What is expected: Retype the data exactly, from its first line to the line containing "from matplotlib.colors import", including both, and skip any picture.

Collected material:
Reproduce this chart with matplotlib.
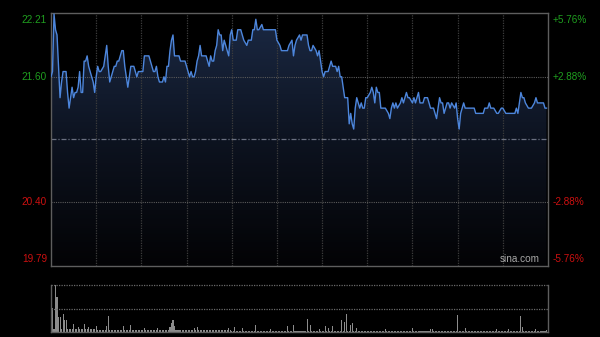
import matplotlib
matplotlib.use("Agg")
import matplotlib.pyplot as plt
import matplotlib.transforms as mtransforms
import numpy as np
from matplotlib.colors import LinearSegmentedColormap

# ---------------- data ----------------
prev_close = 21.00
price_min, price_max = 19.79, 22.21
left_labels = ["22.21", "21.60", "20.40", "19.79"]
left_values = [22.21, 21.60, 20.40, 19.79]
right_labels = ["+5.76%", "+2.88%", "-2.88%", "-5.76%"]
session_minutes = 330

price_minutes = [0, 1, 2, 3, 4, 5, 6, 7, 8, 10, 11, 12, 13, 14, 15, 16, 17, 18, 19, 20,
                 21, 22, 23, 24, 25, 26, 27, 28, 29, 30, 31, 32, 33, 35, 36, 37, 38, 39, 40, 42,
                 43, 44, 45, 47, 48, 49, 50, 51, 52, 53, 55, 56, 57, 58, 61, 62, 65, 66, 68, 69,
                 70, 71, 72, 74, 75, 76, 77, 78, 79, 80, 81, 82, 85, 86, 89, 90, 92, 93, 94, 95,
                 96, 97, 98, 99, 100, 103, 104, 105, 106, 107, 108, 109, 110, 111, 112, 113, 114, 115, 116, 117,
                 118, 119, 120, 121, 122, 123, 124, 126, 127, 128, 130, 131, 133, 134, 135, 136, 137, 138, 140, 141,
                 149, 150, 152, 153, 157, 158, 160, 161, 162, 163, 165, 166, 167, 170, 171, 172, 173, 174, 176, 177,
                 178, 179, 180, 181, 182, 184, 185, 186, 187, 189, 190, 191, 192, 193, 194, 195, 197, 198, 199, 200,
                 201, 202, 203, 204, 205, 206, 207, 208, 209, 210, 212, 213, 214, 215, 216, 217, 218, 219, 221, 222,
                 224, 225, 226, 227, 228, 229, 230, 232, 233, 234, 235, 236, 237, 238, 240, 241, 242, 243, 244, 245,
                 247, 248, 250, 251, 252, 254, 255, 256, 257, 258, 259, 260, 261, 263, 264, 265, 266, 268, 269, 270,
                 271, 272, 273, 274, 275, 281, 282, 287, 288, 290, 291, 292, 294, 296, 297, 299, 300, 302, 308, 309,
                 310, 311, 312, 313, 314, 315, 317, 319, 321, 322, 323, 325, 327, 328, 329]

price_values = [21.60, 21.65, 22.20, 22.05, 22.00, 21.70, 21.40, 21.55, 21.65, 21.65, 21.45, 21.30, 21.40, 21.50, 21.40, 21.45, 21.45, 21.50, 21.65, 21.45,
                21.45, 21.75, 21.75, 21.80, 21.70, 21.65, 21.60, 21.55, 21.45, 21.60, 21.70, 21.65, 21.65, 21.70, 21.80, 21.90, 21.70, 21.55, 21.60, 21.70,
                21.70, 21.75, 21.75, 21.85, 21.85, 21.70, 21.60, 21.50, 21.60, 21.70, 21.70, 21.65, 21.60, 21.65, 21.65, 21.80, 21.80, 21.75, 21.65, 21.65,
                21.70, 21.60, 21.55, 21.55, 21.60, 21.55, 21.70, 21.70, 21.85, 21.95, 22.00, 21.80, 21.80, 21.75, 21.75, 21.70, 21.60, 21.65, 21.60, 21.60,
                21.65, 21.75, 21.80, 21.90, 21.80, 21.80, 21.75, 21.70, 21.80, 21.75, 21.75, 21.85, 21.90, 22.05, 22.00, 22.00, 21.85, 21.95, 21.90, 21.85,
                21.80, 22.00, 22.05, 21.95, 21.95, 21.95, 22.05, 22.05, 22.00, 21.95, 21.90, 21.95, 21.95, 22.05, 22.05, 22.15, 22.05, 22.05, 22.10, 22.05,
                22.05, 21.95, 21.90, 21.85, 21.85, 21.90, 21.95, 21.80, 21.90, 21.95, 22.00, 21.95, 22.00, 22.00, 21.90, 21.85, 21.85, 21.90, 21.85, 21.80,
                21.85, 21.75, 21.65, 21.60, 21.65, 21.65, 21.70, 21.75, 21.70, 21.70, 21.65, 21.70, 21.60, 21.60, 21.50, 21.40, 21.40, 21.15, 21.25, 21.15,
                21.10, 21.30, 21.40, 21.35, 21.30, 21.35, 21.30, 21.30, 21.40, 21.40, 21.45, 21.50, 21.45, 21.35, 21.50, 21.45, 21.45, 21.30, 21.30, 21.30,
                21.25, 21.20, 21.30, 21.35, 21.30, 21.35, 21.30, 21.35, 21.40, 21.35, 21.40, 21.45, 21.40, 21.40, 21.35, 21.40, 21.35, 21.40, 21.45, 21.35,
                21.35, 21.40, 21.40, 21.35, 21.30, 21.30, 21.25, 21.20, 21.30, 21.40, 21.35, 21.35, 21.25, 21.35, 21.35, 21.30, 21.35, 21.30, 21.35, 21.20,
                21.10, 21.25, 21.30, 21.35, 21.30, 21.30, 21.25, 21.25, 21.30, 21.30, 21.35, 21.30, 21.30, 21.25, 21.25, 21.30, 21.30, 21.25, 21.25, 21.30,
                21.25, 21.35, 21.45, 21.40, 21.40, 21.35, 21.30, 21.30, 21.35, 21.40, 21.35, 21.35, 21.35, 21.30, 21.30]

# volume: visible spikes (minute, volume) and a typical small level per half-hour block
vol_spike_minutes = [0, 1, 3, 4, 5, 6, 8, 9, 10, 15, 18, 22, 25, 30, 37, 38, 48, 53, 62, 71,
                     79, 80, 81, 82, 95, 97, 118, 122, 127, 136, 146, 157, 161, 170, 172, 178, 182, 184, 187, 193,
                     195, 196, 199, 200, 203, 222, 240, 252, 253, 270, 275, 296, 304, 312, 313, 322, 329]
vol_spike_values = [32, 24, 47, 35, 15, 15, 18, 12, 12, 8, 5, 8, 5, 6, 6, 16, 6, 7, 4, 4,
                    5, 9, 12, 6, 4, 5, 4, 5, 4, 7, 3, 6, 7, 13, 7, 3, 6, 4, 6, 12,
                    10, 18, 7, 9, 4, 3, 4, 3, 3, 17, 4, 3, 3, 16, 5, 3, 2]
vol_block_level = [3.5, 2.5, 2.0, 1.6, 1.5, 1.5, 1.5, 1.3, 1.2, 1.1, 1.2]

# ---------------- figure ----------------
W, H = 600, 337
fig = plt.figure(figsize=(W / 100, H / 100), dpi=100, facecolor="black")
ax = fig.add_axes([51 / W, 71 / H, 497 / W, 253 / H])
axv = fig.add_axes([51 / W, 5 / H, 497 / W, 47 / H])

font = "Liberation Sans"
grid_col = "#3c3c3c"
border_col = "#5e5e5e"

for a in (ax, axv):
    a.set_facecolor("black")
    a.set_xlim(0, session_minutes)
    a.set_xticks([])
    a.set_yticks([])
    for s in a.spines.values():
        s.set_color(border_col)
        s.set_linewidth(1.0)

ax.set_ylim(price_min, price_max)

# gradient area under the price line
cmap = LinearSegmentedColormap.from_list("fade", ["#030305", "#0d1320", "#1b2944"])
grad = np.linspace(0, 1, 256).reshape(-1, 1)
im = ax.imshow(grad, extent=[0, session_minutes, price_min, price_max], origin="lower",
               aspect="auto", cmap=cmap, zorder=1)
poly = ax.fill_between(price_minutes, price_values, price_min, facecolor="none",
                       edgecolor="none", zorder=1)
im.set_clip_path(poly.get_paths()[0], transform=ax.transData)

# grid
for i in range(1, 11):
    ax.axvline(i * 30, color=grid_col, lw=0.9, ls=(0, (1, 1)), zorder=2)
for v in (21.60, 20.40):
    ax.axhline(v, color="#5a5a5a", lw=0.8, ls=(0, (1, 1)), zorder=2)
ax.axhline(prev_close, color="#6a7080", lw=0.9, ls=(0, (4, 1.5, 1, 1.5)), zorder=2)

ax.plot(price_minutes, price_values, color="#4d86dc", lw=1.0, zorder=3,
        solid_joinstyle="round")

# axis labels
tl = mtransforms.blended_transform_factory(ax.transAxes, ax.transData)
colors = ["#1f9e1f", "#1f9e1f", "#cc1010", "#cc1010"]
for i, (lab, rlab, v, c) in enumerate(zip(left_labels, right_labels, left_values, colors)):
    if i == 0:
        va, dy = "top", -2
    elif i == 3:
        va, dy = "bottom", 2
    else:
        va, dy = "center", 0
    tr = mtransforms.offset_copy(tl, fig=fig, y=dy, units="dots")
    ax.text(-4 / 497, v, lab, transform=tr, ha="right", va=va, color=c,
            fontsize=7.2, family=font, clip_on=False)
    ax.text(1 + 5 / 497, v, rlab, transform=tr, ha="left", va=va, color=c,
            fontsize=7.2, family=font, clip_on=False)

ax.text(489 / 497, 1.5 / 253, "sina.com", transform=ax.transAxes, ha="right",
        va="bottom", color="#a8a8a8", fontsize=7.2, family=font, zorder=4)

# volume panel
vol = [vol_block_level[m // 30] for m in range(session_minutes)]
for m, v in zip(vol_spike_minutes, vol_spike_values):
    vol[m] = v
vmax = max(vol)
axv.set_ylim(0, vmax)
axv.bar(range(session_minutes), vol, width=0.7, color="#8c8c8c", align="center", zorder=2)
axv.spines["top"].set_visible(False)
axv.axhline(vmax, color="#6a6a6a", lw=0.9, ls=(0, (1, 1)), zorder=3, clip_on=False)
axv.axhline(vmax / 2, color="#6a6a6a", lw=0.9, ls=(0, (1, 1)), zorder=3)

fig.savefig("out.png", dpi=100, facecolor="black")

Result of this exercise:
Reproduce this chart with matplotlib.
import matplotlib
matplotlib.use("Agg")
import matplotlib.pyplot as plt
import matplotlib.transforms as mtransforms
import numpy as np
from matplotlib.colors import LinearSegmentedColormap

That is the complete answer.